As teams prepare to head to Brazil for the FIFA World Cup, England’s most notorious football manager is heading back to the big screen.
A sequel to cult comedy Mike Bassett England Manager will see the return of star Ricky Tomlinson back as the foul-mouthed Bassett. Director-producer Steve Barron will return for the sequel, titled Mike Bassett: Interim Manager, and is planned to shoot later this year.
This time, Bassett is brought in to the England camp as number two to the tactically brilliant German coach, Jorgen Mannstein, who has the England team playing like a dream. But not for long.
“Bassett was the last England manager to take the national team to Brazil. We reached the semi’s then, who knows what we could achieve this time?,” said Barron of Bassett’s return.
“I’m very excited to be back with the team including football legend Andy Ansah who cut his teeth on the first film. As the years have gone by Bassett seems to have dug deeper into football folklore. There is hardly a manager in the game that hasn’t been compared to him. Usually at a low point. Sometimes a very low point.”
Mike Bassett: Interim Manager is being developed by London-based Riley Productions. Its development has been funded through the BFI. Newly launched Goldfinch Pictures, headed by producer Kirsty Bell, is looking to raise £2.5m ($4.2m) from EIS investors to help fund the film.
The original Mike Bassett topped $5m at the UK box office.

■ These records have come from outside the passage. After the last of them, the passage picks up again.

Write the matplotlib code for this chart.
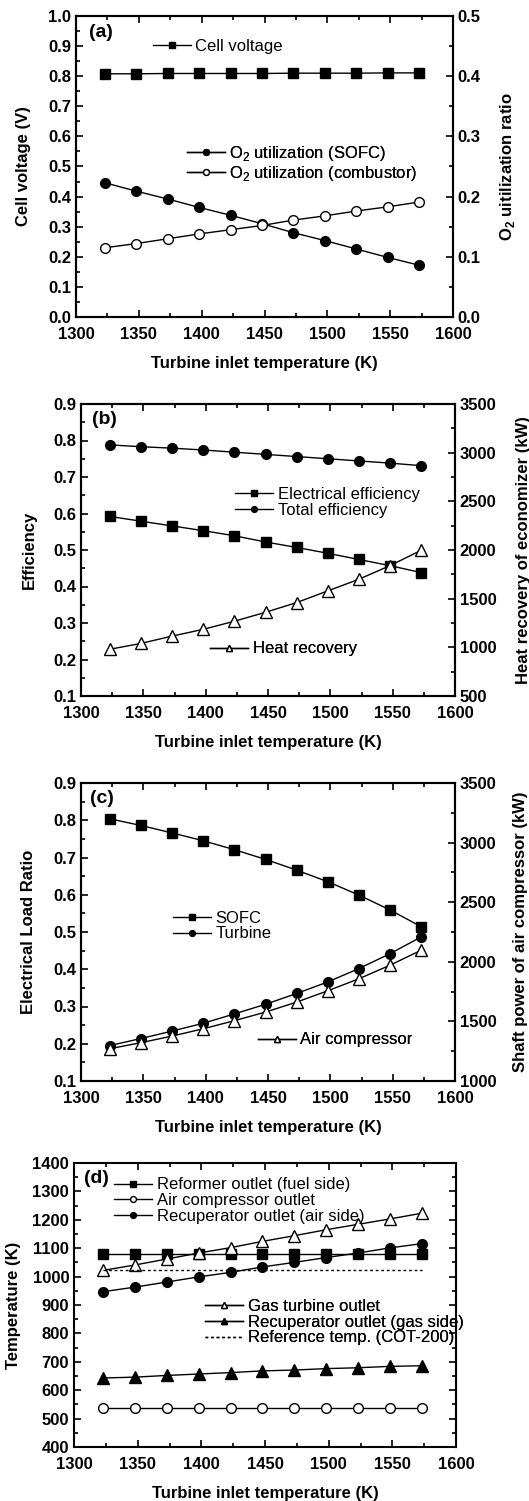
import matplotlib
matplotlib.use("Agg")
import matplotlib.pyplot as plt
from matplotlib.ticker import MultipleLocator

plt.rcParams['font.family'] = ['Liberation Sans', 'DejaVu Sans']
plt.rcParams['mathtext.fontset'] = 'custom'
plt.rcParams['mathtext.rm'] = 'Liberation Sans'
plt.rcParams['mathtext.bf'] = 'Liberation Sans:bold'
plt.rcParams['axes.linewidth'] = 1.5

# turbine inlet temperature (K)
tit = [1323, 1348, 1373, 1398, 1423, 1448, 1473, 1498, 1523, 1548, 1573]

# (a)
cell_voltage = [0.808, 0.808, 0.809, 0.809, 0.809, 0.809, 0.810, 0.810, 0.810, 0.811, 0.811]
o2_sofc = [0.223, 0.209, 0.196, 0.182, 0.169, 0.155, 0.140, 0.127, 0.113, 0.099, 0.086]
o2_comb = [0.115, 0.122, 0.130, 0.138, 0.145, 0.152, 0.161, 0.168, 0.176, 0.183, 0.191]

# (b)
eff_elec = [0.592, 0.579, 0.566, 0.553, 0.539, 0.522, 0.507, 0.491, 0.474, 0.457, 0.438]
eff_total = [0.788, 0.783, 0.779, 0.774, 0.768, 0.762, 0.756, 0.750, 0.744, 0.738, 0.731]
heat_rec = [980, 1040, 1115, 1185, 1268, 1360, 1460, 1580, 1700, 1840, 1998]

# (c)
load_sofc = [0.804, 0.786, 0.766, 0.745, 0.721, 0.695, 0.666, 0.635, 0.599, 0.559, 0.514]
load_turb = [0.195, 0.214, 0.234, 0.255, 0.280, 0.306, 0.335, 0.366, 0.402, 0.442, 0.487]
comp_power = [1271, 1321, 1377, 1438, 1506, 1578, 1662, 1757, 1858, 1972, 2098]

# (d)
t_reformer = [1081, 1081, 1081, 1081, 1081, 1081, 1081, 1081, 1081, 1081, 1081]
t_comp = [537, 537, 537, 537, 537, 537, 537, 537, 537, 537, 537]
t_recup_air = [947, 963, 981, 999, 1015, 1034, 1050, 1067, 1083, 1101, 1116]
t_gt_out = [1022, 1041, 1062, 1083, 1102, 1124, 1144, 1165, 1184, 1203, 1223]
t_recup_gas = [643, 646, 652, 657, 662, 668, 671, 676, 679, 684, 686]
t_ref = [1023, 1023, 1023, 1023, 1023, 1023, 1023, 1023, 1023, 1023, 1023]

W, H = 529, 1501
fig = plt.figure(figsize=(W / 100, H / 100), dpi=100)


def make_ax(x0, y0, x1, y1):
    return fig.add_axes([x0 / W, (H - y1) / H, (x1 - x0) / W, (y1 - y0) / H])


def style(ax, twin=False):
    ax.tick_params(which='both', direction='in', width=1.2, labelsize=12)
    ax.tick_params(which='major', length=5)
    ax.tick_params(which='minor', length=3)
    ax.tick_params(axis='x', pad=7)
    for lab in ax.get_xticklabels() + ax.get_yticklabels():
        lab.set_fontweight('bold')
    if twin:
        ax.tick_params(which='both', right=True, left=False, top=False, bottom=False)
    else:
        ax.tick_params(which='both', top=True, right=False)


def xaxis(ax):
    ax.set_xlim(1300, 1600)
    ax.xaxis.set_major_locator(MultipleLocator(50))
    ax.xaxis.set_minor_locator(MultipleLocator(25))
    ax.set_xlabel('Turbine inlet temperature (K)', fontsize=12, fontweight='bold', labelpad=10)


def leg(ax, handles, x, y):
    lg = ax.legend(handles=handles, loc='center left', bbox_to_anchor=(x, y), frameon=False,
                   fontsize=12, handlelength=2.3, handletextpad=0.25, labelspacing=0.05,
                   borderpad=0, borderaxespad=0, markerscale=0.6)
    ax.add_artist(lg)
    return lg


lk = dict(color='black', linewidth=1, markersize=7, markeredgewidth=1)
tk = dict(color='black', linewidth=1, markersize=8, markeredgewidth=1)

# ---------------- (a)
ax = make_ax(76, 16, 453, 317)
ax2 = ax.twinx()
xaxis(ax)
ax.set_ylim(0, 1.0)
ax.yaxis.set_major_locator(MultipleLocator(0.1))
ax.yaxis.set_minor_locator(MultipleLocator(0.05))
ax2.set_ylim(0, 0.5)
ax2.yaxis.set_major_locator(MultipleLocator(0.1))
ax2.yaxis.set_minor_locator(MultipleLocator(0.05))
h1, = ax.plot(tit, cell_voltage, marker='s', markerfacecolor='black', label='Cell voltage', **lk)
h2, = ax2.plot(tit, o2_sofc, marker='o', markerfacecolor='black', label='O$_2$ utilization (SOFC)', **lk)
h3, = ax2.plot(tit, o2_comb, marker='o', markerfacecolor='white', label='O$_2$ utilization (combustor)', **lk)
ax.set_ylabel('Cell voltage (V)', fontsize=12, fontweight='bold', labelpad=12)
ax2.set_ylabel(r'O$_\mathbf{2}$ uitilization ratio', fontsize=12, fontweight='bold', labelpad=12)
style(ax)
style(ax2, twin=True)
ax.text(0.035, 0.975, '(a)', transform=ax.transAxes, fontsize=14, fontweight='bold', va='top')
leg(ax2, [h1], 0.204, 0.90)
leg(ax2, [h2, h3], 0.294, 0.51)

# ---------------- (b)
ax = make_ax(81, 404, 455, 696)
ax2 = ax.twinx()
xaxis(ax)
ax.set_ylim(0.1, 0.9)
ax.yaxis.set_major_locator(MultipleLocator(0.1))
ax.yaxis.set_minor_locator(MultipleLocator(0.05))
ax2.set_ylim(500, 3500)
ax2.yaxis.set_major_locator(MultipleLocator(500))
ax2.yaxis.set_minor_locator(MultipleLocator(250))
h1, = ax.plot(tit, eff_elec, marker='s', markerfacecolor='black', label='Electrical efficiency', **lk)
h2, = ax.plot(tit, eff_total, marker='o', markerfacecolor='black', label='Total efficiency', **lk)
h3, = ax2.plot(tit, heat_rec, marker='^', markerfacecolor='white', label='Heat recovery', **tk)
ax.set_ylabel('Efficiency', fontsize=12, fontweight='bold', labelpad=12)
ax2.set_ylabel('Heat recovery of economizer (kW)', fontsize=12, fontweight='bold', labelpad=14)
style(ax)
style(ax2, twin=True)
ax.text(0.03, 0.975, '(b)', transform=ax.transAxes, fontsize=14, fontweight='bold', va='top')
leg(ax2, [h1, h2], 0.412, 0.662)
leg(ax2, [h3], 0.345, 0.161)

# ---------------- (c)
ax = make_ax(81, 783, 455, 1081)
ax2 = ax.twinx()
xaxis(ax)
ax.set_ylim(0.1, 0.9)
ax.yaxis.set_major_locator(MultipleLocator(0.1))
ax.yaxis.set_minor_locator(MultipleLocator(0.05))
ax2.set_ylim(1000, 3500)
ax2.yaxis.set_major_locator(MultipleLocator(500))
ax2.yaxis.set_minor_locator(MultipleLocator(250))
h1, = ax.plot(tit, load_sofc, marker='s', markerfacecolor='black', label='SOFC', **lk)
h2, = ax.plot(tit, load_turb, marker='o', markerfacecolor='black', label='Turbine', **lk)
h3, = ax2.plot(tit, comp_power, marker='^', markerfacecolor='white', label='Air compressor', **tk)
ax.set_ylabel('Electrical Load Ratio', fontsize=12, fontweight='bold', labelpad=12)
ax2.set_ylabel('Shaft power of air compressor (kW)', fontsize=12, fontweight='bold', labelpad=12)
style(ax)
style(ax2, twin=True)
ax.text(0.025, 0.975, '(c)', transform=ax.transAxes, fontsize=14, fontweight='bold', va='top')
leg(ax2, [h1, h2], 0.246, 0.52)
leg(ax2, [h3], 0.473, 0.138)

# ---------------- (d)
ax = make_ax(74, 1163, 456, 1447)
xaxis(ax)
ax.set_ylim(400, 1400)
ax.yaxis.set_major_locator(MultipleLocator(100))
ax.yaxis.set_minor_locator(MultipleLocator(50))
h1, = ax.plot(tit, t_reformer, marker='s', markerfacecolor='black', label='Reformer outlet (fuel side)', **lk)
h2, = ax.plot(tit, t_comp, marker='o', markerfacecolor='white', label='Air compressor outlet', **lk)
h3, = ax.plot(tit, t_recup_air, marker='o', markerfacecolor='black', label='Recuperator outlet (air side)', **lk)
h4, = ax.plot(tit, t_gt_out, marker='^', markerfacecolor='white', label='Gas turbine outlet', **tk)
h5, = ax.plot(tit, t_recup_gas, marker='^', markerfacecolor='black', label='Recuperator outlet (gas side)', **tk)
h6, = ax.plot(tit, t_ref, color='black', linewidth=1, linestyle=(0, (2, 2)), label='Reference temp. (COT-200)')
ax.set_ylabel('Temperature (K)', fontsize=12, fontweight='bold', labelpad=8)
style(ax)
ax.tick_params(which='both', right=True)
ax.text(0.025, 0.975, '(d)', transform=ax.transAxes, fontsize=14, fontweight='bold', va='top')
leg(ax, [h1, h2, h3], 0.105, 0.867)
leg(ax, [h4, h5, h6], 0.343, 0.44)

fig.savefig('out.png', dpi=100)
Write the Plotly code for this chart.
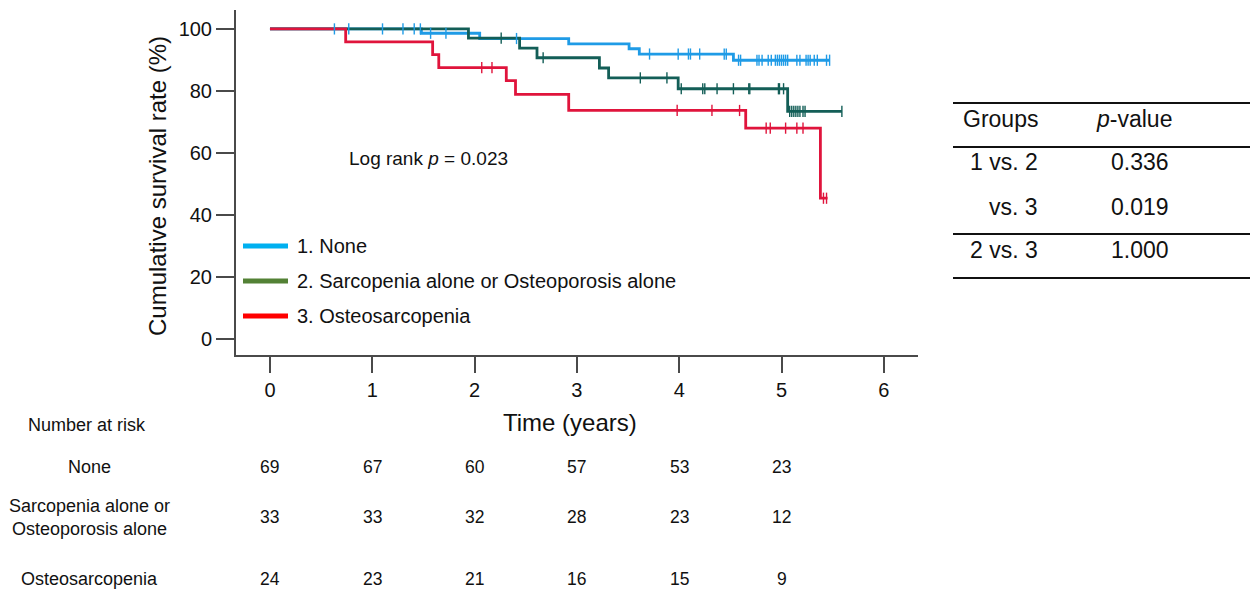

Mike Bassett: Interim Manager is scripted by Rob Sprackling and John R Smith, who wrote the first film and more recently co-scripted animation Gnomeo and Juliet.
Goldfinch Pictures aims to use enterprise investment schemes (EIS) and seed enterprise investment schemes (SEIS) to support British films by raising money through private investors. It was launched by entertainment accountants Nyman Libson Paul in January of this year.
All its films are vetted by an expert panel which includes former British Film Commissioner Colin Brown and Stephen Evans, the producer of Oscar-winning films Henry V and The Madness of King George, and all schemes have the appropriate Inland Revenue approval.